Paralyzed by Fear – Part Two
Paralyzed by Fear – Part Two
I can’t remember a time that I didn’t play the piano. My parents told me that when I was six, and sister would come home from piano lessons to play what she learned, I would follow after her and play what she played. I don’t remember that, but I do remember that I’ve always thought playing was fun. Here I am, fourty-eight years later, trying to go back to a time when I just played the piano for enjoyment. Playing now is fun but whenever I play, it seems to be for a job, not just to play. When I have free time, I find things to do that don’t involve playing. For one thing, my hands have to rest.
I wish I had been able to capitalize on that element of fun much more than I ever did. I’ve always had a level of fear associated with playing in public. It’s a fear that turns what should be a fun event into a mind game of what-ifs. What if I make a mistake? What will people think if they find out that I’m not as good as they thought I was? There must be hundreds of people listening to me play who are so much better than I am. I haven’t made a mistake yet and I wonder what the first wrong note I play will be.
With all of that going on in my head, how could I have played anything, let alone enjoy myself? So after fourty-eight years of that war going on in my head, can I stop it? Let’s go back to the beginning and see where it might have started. I remember taking piano lessons and I think I played pretty well. I seemed to do well, but. then at the end of the year, there was a recital. All of the students would go over to the teacher’s house with our parents and we would each go up to the grand piano and play one or two pieces. I remember the horror I felt the month or two beforehand. What if I forgot how to play?
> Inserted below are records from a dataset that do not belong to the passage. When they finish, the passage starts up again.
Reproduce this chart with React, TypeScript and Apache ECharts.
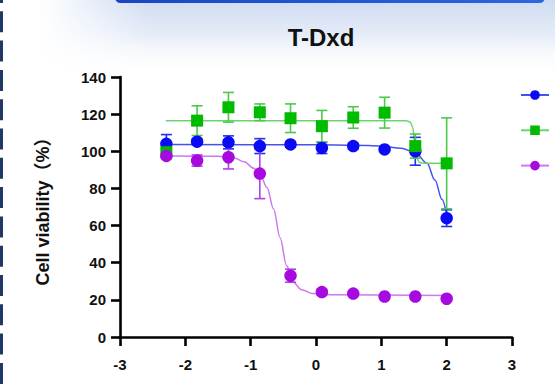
import React, { useEffect, useRef } from "react";
import * as echarts from "echarts";

const titleText = "T-Dxd";
const yAxisName = "Cell viability（%）";
const xAxisName = "log[Conc.](nM)";
const seriesNames = ["Cell line 1", "Cell line 2", "Cell line 3"];

const doseX = [-2.29, -1.82, -1.34, -0.86, -0.39, 0.09, 0.57, 1.05, 1.52, 2.0];
const blueY = [104, 105.2, 104.8, 102.8, 103.7, 101.8, 102.8, 101, 100, 64];
const blueErr = [5, 1.5, 3.5, 4, 1.5, 3, 1.5, 1, 7.5, 4.5];
const greenY = [99.5, 116.5, 123.7, 121, 117.8, 113.5, 118.2, 120.8, 102.8, 93.5];
const greenErr = [2, 8, 8, 4.5, 7.7, 8.5, 5.8, 8.3, 6.5, 24.5];
const purpleY = [97.5, 95, 96.8, 88, 33, 24.2, 23.4, 21.8, 21.8, 20.6];
const purpleErr = [1.5, 3, 6.3, 13.5, 3.5, 1.5, 1, 1, 1, 1];

const blueFit = [[-2.3, 103.6], [0, 103.5], [0.6, 103.3], [1.0, 102.8], [1.3, 101.6], [1.52, 99.4], [1.7, 93.5], [1.82, 84.5], [1.93, 74], [2.0, 65.5]];
const greenFit = [[-2.3, 116.5], [1.38, 116.5], [1.44, 115.8], [1.48, 113], [1.51, 105], [1.54, 97], [1.58, 94], [1.65, 93.6], [2.0, 93.6]];
const purpleFit = [[-2.3, 97.6], [-1.5, 97.3], [-1.25, 96.4], [-1.1, 94.3], [-0.95, 90.8], [-0.85, 87], [-0.75, 80.5], [-0.65, 69], [-0.55, 53.5], [-0.45, 38.5], [-0.35, 29.5], [-0.22, 25.5], [-0.05, 23.4], [0.3, 22.7], [2.0, 22.4]];

const FONT = "'Liberation Sans', Arial, 'Noto Sans CJK SC', sans-serif";

function buildGroup(name: string, ys: number[], errs: number[], fit: number[][], symbol: string, size: number, dot: string, line: string, errColor: string) {
  const pts = doseX.map((x, i) => [x, ys[i]]);
  const errs3 = doseX.map((x, i) => [x, ys[i] - errs[i], ys[i] + errs[i]]);
  return [
    {
      name,
      type: "line",
      data: fit,
      smooth: 0.35,
      smoothMonotone: "x",
      showSymbol: false,
      symbol,
      symbolSize: size,
      itemStyle: { color: dot },
      lineStyle: { color: line, width: 1.5 },
      z: 2,
      silent: true,
    },
    {
      name: name + " err",
      type: "custom",
      data: errs3,
      encode: { x: 0, y: [1, 2] },
      z: 3,
      silent: true,
      renderItem: (params: any, api: any) => {
        const x = api.value(0);
        const lo = api.value(1);
        const hi = api.value(2);
        const a = api.coord([x, hi]);
        const b = api.coord([x, lo]);
        const w = 5.5;
        const st = { stroke: errColor, lineWidth: 1.6 };
        return {
          type: "group",
          children: [
            { type: "line", shape: { x1: a[0], y1: a[1], x2: b[0], y2: b[1] }, style: st },
            { type: "line", shape: { x1: a[0] - w, y1: a[1], x2: a[0] + w, y2: a[1] }, style: st },
            { type: "line", shape: { x1: b[0] - w, y1: b[1], x2: b[0] + w, y2: b[1] }, style: st },
          ],
        };
      },
    },
    {
      name,
      type: "scatter",
      data: pts,
      symbol,
      symbolSize: size,
      itemStyle: { color: dot, opacity: 1 },
      z: 4,
      silent: true,
    },
  ];
}

export default function App() {
  const ref = useRef<HTMLDivElement>(null);
  useEffect(() => {
    if (!ref.current) return;
    const chart = echarts.init(ref.current, undefined, { renderer: "svg" });
    const series = [
      ...buildGroup(seriesNames[0], blueY, blueErr, blueFit, "circle", 12.5, "#0a0af5", "#4552f0", "#2030f0"),
      ...buildGroup(seriesNames[1], greenY, greenErr, greenFit, "rect", 12, "#00bb00", "#6cd46c", "#4cc84c"),
      ...buildGroup(seriesNames[2], purpleY, purpleErr, purpleFit, "circle", 12.5, "#a60ae0", "#cc78ee", "#b040e6"),
    ];
    chart.setOption({
      animation: false,
      backgroundColor: "#ffffff",
      graphic: [
        {
          type: "rect",
          z: -10,
          silent: true,
          shape: { x: 40, y: 0, width: 515, height: 78 },
          style: {
            fill: new echarts.graphic.LinearGradient(0, 0, 0, 1, [
              { offset: 0, color: "#cfdbf1" },
              { offset: 0.45, color: "#e6edf8" },
              { offset: 1, color: "rgba(255,255,255,0)" },
            ]),
          },
        },
        {
          type: "rect",
          z: -9,
          silent: true,
          shape: { x: 0, y: 0, width: 150, height: 78 },
          style: {
            fill: new echarts.graphic.LinearGradient(0, 0, 1, 0, [
              { offset: 0, color: "rgba(255,255,255,1)" },
              { offset: 0.3, color: "rgba(255,255,255,0.95)" },
              { offset: 1, color: "rgba(255,255,255,0)" },
            ]),
          },
        },
        {
          type: "rect",
          z: -8,
          silent: true,
          shape: { x: 115, y: -8, width: 430, height: 11, r: 6 },
          style: {
            fill: new echarts.graphic.LinearGradient(0, 0, 1, 0, [
              { offset: 0, color: "#1a44c2" },
              { offset: 0.5, color: "#1f56d6" },
              { offset: 1, color: "#2d66de" },
            ]),
          },
        },
        {
          type: "line",
          z: -7,
          silent: true,
          shape: { x1: 1.5, y1: 0, x2: 1.5, y2: 388 },
          style: { stroke: "#1f3864", lineWidth: 3, lineDash: [21, 8.3], lineDashOffset: 18 },
        },
      ],
      title: {
        text: titleText,
        left: 316,
        top: 20,
        textAlign: "center",
        textStyle: { fontFamily: FONT, fontWeight: "bold", fontSize: 24, color: "#111" },
      },
      legend: {
        orient: "vertical",
        left: 515,
        top: 84,
        itemWidth: 28,
        itemHeight: 12,
        itemGap: 24.5,
        formatter: () => "",
        data: seriesNames,
        selectedMode: false,
      },
      grid: { left: 120, top: 77, width: 392, height: 260, containLabel: false, outerBoundsMode: "none" },
      xAxis: {
        type: "value",
        min: -3,
        max: 3,
        interval: 1,
        name: xAxisName,
        nameLocation: "middle",
        nameGap: 52,
        nameTextStyle: { fontFamily: FONT, fontWeight: "bold", fontSize: 16, color: "#111" },
        axisLine: { onZero: false, lineStyle: { color: "#000", width: 2.6 } },
        axisTick: { show: true, length: 9, lineStyle: { color: "#000", width: 2.6 } },
        axisLabel: { fontFamily: FONT, fontWeight: "bold", fontSize: 15, color: "#111", margin: 20 },
        splitLine: { show: false },
      },
      yAxis: {
        type: "value",
        min: 0,
        max: 140,
        interval: 20,
        name: yAxisName,
        nameLocation: "middle",
        nameGap: 68,
        nameRotate: 90,
        nameTextStyle: { fontFamily: FONT, fontWeight: "bold", fontSize: 18, color: "#111" },
        axisLine: { show: true, onZero: false, lineStyle: { color: "#000", width: 2.6 } },
        axisTick: { show: true, length: 9, lineStyle: { color: "#000", width: 2.6 } },
        axisLabel: { fontFamily: FONT, fontWeight: "bold", fontSize: 15, color: "#111", margin: 14 },
        splitLine: { show: false },
      },
      series,
    });
    return () => chart.dispose();
  }, []);
  return <div ref={ref} style={{ position: "fixed", left: 0, top: 0, width: 555, height: 388 }} />;
}
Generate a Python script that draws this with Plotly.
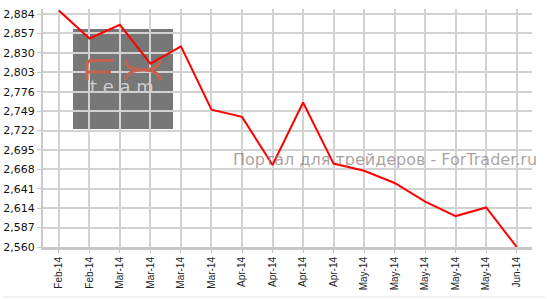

What if I made mistakes? What if the other students laughed at me? There was a sick feeling in the pit of my stomach and then a trembling taking over my body on the day of the recital, and I can feel it now as if I were there. Could I have stopped it then? What could my teacher have done to help me to overcome that?
I don’t remember getting any help, I just had to get up there and do it. I can’t imagine how I did it with all of that going on in my head. I think that after playing in public as many times as I have between now and then, I’ve managed somehow. It would have been so much easier and more fun if I could have focused on the playing and the fun rather than the what-ifs. What does yoga tell me about that whole process?
Breathe, yeah, breathe. That would have been the beginning. If I were eight, which is when I’m guessing was my first public performance, I would love to have learned a few breathing techniques that could have calmed my body and my mind, and just focused on having fun in public that I have had so many times in private. Think of the hours and hours, no, by now they are probably years, of wasted time that could have been spent playing well and having fun instead of muddling my way through endless series of blundered notes, minimally impressing the uninformed, and evoking a minimum of pity from the enlightened.
On top of the breathing and getting my mind and body to function together on my musical tasks, I bet I could have played more. I bet I could have looked like I was having fun and probably could have inspired others to find out how they might have enjoyed themselves, too. Perhaps I did, even through the shaky hands and sweating palms. Perhaps I have in me a few more years to rediscover the fun.